> _Task to complete_
Restate verbatim the lines between the one holding "Output the Python" and the one holding "zorder=3, label='Femmine')", both included, and no others.

[Plotting code records]

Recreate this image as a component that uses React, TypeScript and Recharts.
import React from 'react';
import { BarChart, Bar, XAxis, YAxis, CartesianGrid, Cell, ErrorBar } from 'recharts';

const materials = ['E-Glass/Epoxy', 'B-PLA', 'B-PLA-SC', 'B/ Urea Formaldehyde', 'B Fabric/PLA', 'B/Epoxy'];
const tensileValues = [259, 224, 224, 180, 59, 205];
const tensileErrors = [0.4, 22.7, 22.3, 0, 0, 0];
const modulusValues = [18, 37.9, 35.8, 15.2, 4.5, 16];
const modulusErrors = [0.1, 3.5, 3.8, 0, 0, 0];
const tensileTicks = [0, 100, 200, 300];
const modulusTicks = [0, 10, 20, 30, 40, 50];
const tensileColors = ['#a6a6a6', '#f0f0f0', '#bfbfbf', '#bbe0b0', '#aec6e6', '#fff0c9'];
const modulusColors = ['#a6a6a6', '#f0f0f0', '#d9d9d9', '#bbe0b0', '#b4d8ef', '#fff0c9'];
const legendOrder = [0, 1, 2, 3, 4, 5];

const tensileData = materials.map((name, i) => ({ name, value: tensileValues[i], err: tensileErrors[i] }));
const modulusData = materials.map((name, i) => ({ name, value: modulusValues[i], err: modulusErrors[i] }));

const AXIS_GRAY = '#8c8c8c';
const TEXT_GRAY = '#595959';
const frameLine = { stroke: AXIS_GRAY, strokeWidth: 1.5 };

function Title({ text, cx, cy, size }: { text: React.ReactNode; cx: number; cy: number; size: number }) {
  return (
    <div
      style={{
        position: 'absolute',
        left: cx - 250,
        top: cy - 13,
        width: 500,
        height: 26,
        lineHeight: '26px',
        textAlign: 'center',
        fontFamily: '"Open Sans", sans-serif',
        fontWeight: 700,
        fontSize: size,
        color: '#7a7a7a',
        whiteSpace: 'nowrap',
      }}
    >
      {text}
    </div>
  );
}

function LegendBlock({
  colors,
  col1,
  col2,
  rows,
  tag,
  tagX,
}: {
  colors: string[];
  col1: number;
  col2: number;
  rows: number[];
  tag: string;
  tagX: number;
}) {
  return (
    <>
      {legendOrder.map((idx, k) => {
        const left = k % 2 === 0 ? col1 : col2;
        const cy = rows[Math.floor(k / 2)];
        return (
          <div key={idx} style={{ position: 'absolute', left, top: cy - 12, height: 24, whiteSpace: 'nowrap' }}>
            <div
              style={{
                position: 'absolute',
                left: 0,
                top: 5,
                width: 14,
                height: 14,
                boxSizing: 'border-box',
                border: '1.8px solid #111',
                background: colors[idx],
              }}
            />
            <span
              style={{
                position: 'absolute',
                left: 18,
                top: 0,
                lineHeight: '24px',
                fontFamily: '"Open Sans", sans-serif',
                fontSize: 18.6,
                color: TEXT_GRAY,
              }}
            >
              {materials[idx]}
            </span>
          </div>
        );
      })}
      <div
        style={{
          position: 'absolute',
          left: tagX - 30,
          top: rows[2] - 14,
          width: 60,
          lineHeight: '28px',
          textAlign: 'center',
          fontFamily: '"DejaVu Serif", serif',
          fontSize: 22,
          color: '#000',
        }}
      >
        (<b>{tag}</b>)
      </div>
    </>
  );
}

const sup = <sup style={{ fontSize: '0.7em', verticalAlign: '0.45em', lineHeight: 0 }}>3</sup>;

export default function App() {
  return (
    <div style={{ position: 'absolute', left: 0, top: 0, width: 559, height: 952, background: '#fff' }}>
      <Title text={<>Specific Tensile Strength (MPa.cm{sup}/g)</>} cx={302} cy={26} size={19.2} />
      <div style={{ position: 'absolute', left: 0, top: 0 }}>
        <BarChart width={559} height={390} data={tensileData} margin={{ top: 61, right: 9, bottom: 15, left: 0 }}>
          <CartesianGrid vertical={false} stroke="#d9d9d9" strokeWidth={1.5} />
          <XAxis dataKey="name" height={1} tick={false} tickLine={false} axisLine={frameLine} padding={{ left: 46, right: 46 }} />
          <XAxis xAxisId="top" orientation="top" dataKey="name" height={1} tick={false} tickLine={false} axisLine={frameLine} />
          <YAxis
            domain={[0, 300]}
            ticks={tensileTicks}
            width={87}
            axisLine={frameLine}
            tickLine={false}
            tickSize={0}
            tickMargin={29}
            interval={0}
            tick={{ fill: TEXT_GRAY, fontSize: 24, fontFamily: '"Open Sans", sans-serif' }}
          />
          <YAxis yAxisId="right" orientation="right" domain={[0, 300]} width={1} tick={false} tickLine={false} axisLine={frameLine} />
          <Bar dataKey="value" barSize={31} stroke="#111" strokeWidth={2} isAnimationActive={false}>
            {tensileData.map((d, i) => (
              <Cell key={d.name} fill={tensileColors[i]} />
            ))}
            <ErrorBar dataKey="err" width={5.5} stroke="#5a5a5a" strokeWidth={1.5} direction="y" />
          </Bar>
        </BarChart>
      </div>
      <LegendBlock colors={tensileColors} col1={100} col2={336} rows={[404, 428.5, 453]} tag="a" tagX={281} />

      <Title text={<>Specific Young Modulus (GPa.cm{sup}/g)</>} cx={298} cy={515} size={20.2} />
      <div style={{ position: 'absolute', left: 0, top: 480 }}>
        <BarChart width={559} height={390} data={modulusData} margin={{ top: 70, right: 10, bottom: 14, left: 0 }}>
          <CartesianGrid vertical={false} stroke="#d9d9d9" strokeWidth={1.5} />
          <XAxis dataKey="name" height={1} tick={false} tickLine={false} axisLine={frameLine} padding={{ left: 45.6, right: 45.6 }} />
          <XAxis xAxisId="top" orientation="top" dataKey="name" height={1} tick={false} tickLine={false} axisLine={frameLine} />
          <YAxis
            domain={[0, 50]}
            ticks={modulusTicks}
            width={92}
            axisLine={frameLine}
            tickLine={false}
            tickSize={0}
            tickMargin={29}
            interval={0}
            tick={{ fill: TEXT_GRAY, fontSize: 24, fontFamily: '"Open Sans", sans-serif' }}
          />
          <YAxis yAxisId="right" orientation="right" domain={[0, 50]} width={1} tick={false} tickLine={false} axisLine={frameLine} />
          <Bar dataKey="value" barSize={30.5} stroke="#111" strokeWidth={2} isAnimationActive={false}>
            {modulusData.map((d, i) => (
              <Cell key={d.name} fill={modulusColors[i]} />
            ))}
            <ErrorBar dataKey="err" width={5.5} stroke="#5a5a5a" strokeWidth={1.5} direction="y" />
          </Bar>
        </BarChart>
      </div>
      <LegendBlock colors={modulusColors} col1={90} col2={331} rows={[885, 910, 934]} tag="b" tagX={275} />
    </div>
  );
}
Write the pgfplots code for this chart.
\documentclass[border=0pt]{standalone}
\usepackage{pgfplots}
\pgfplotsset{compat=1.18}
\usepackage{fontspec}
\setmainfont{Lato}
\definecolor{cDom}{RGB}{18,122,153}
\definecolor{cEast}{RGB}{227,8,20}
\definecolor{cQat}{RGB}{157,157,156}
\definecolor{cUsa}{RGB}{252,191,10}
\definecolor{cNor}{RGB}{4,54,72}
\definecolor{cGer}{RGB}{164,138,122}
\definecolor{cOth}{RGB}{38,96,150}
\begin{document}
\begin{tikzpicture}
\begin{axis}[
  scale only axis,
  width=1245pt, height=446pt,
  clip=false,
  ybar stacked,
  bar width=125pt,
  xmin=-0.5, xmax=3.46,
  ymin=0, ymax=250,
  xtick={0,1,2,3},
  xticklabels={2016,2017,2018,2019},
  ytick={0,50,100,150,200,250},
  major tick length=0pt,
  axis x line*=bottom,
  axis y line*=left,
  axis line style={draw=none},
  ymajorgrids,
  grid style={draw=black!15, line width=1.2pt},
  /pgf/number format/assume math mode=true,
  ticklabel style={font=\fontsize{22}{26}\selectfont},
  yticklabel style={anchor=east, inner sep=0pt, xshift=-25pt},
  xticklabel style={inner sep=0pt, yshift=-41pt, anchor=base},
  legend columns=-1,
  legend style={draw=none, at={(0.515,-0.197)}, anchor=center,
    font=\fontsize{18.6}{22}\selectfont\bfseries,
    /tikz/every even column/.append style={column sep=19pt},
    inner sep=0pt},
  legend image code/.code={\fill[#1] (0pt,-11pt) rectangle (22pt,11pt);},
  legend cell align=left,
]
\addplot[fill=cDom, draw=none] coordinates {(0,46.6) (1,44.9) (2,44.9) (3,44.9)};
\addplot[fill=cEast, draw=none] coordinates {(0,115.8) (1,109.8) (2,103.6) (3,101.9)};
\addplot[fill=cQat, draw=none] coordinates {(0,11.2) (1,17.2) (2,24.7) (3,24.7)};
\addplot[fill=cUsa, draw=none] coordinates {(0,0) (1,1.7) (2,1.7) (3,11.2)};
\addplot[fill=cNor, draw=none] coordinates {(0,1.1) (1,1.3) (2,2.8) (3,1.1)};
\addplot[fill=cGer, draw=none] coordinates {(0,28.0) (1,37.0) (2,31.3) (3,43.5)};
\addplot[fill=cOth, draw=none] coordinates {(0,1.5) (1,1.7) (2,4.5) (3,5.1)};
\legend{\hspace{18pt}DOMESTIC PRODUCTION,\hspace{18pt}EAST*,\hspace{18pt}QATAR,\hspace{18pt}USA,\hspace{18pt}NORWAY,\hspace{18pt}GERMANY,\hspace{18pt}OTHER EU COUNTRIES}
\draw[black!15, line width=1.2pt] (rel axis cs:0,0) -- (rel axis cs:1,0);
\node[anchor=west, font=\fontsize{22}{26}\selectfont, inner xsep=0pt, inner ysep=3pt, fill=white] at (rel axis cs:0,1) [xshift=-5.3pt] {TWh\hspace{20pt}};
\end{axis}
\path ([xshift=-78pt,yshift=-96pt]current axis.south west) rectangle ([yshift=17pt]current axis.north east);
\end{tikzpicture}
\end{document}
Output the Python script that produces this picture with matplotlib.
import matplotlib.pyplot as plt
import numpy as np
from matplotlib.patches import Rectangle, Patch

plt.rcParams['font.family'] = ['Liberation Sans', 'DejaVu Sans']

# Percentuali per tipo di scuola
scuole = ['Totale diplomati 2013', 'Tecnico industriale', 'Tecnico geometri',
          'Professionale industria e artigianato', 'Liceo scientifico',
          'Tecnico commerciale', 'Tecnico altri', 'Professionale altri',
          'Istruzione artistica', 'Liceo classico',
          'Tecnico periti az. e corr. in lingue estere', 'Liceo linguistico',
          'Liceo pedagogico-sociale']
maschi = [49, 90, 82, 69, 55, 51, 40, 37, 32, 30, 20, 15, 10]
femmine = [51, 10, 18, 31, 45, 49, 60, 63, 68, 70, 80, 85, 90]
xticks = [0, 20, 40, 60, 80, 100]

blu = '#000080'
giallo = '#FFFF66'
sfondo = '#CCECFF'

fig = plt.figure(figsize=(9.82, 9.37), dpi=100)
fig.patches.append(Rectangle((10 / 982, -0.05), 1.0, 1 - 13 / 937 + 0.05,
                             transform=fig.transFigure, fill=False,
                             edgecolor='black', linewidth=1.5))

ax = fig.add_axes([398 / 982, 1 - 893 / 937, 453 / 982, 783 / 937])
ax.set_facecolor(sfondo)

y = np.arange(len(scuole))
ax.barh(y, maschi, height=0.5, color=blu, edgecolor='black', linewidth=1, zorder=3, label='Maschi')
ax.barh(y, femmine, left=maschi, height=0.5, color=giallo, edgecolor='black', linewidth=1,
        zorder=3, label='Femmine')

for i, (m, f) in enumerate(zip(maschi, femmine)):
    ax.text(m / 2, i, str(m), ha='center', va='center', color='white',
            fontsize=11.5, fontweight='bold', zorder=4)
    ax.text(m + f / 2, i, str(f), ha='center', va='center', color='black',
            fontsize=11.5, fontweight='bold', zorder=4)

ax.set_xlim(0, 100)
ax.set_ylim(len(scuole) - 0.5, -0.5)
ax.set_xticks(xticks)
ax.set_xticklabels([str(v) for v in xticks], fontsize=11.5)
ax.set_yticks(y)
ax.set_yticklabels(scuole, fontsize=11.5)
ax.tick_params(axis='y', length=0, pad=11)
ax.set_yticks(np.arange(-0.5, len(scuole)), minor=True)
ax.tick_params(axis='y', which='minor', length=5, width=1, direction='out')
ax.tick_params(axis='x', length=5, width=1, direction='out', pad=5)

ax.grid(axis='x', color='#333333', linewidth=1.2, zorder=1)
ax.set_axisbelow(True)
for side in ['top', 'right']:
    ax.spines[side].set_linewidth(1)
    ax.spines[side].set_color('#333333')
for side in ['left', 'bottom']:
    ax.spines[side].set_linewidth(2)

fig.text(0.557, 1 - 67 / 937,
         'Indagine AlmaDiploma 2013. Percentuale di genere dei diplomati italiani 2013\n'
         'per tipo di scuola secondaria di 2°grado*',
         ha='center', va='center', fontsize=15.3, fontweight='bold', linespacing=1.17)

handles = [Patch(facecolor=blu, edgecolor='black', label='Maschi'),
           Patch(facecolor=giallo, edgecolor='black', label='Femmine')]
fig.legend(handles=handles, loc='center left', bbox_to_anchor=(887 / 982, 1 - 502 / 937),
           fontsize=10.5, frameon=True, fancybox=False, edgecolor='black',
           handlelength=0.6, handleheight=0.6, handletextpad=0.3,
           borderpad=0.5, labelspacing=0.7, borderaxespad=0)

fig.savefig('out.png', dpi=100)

> _Solution to this task_
Output the Python script that produces this picture with matplotlib.
import matplotlib.pyplot as plt
import numpy as np
from matplotlib.patches import Rectangle, Patch

plt.rcParams['font.family'] = ['Liberation Sans', 'DejaVu Sans']

# Percentuali per tipo di scuola
scuole = ['Totale diplomati 2013', 'Tecnico industriale', 'Tecnico geometri',
          'Professionale industria e artigianato', 'Liceo scientifico',
          'Tecnico commerciale', 'Tecnico altri', 'Professionale altri',
          'Istruzione artistica', 'Liceo classico',
          'Tecnico periti az. e corr. in lingue estere', 'Liceo linguistico',
          'Liceo pedagogico-sociale']
maschi = [49, 90, 82, 69, 55, 51, 40, 37, 32, 30, 20, 15, 10]
femmine = [51, 10, 18, 31, 45, 49, 60, 63, 68, 70, 80, 85, 90]
xticks = [0, 20, 40, 60, 80, 100]

blu = '#000080'
giallo = '#FFFF66'
sfondo = '#CCECFF'

fig = plt.figure(figsize=(9.82, 9.37), dpi=100)
fig.patches.append(Rectangle((10 / 982, -0.05), 1.0, 1 - 13 / 937 + 0.05,
                             transform=fig.transFigure, fill=False,
                             edgecolor='black', linewidth=1.5))

ax = fig.add_axes([398 / 982, 1 - 893 / 937, 453 / 982, 783 / 937])
ax.set_facecolor(sfondo)

y = np.arange(len(scuole))
ax.barh(y, maschi, height=0.5, color=blu, edgecolor='black', linewidth=1, zorder=3, label='Maschi')
ax.barh(y, femmine, left=maschi, height=0.5, color=giallo, edgecolor='black', linewidth=1,
        zorder=3, label='Femmine')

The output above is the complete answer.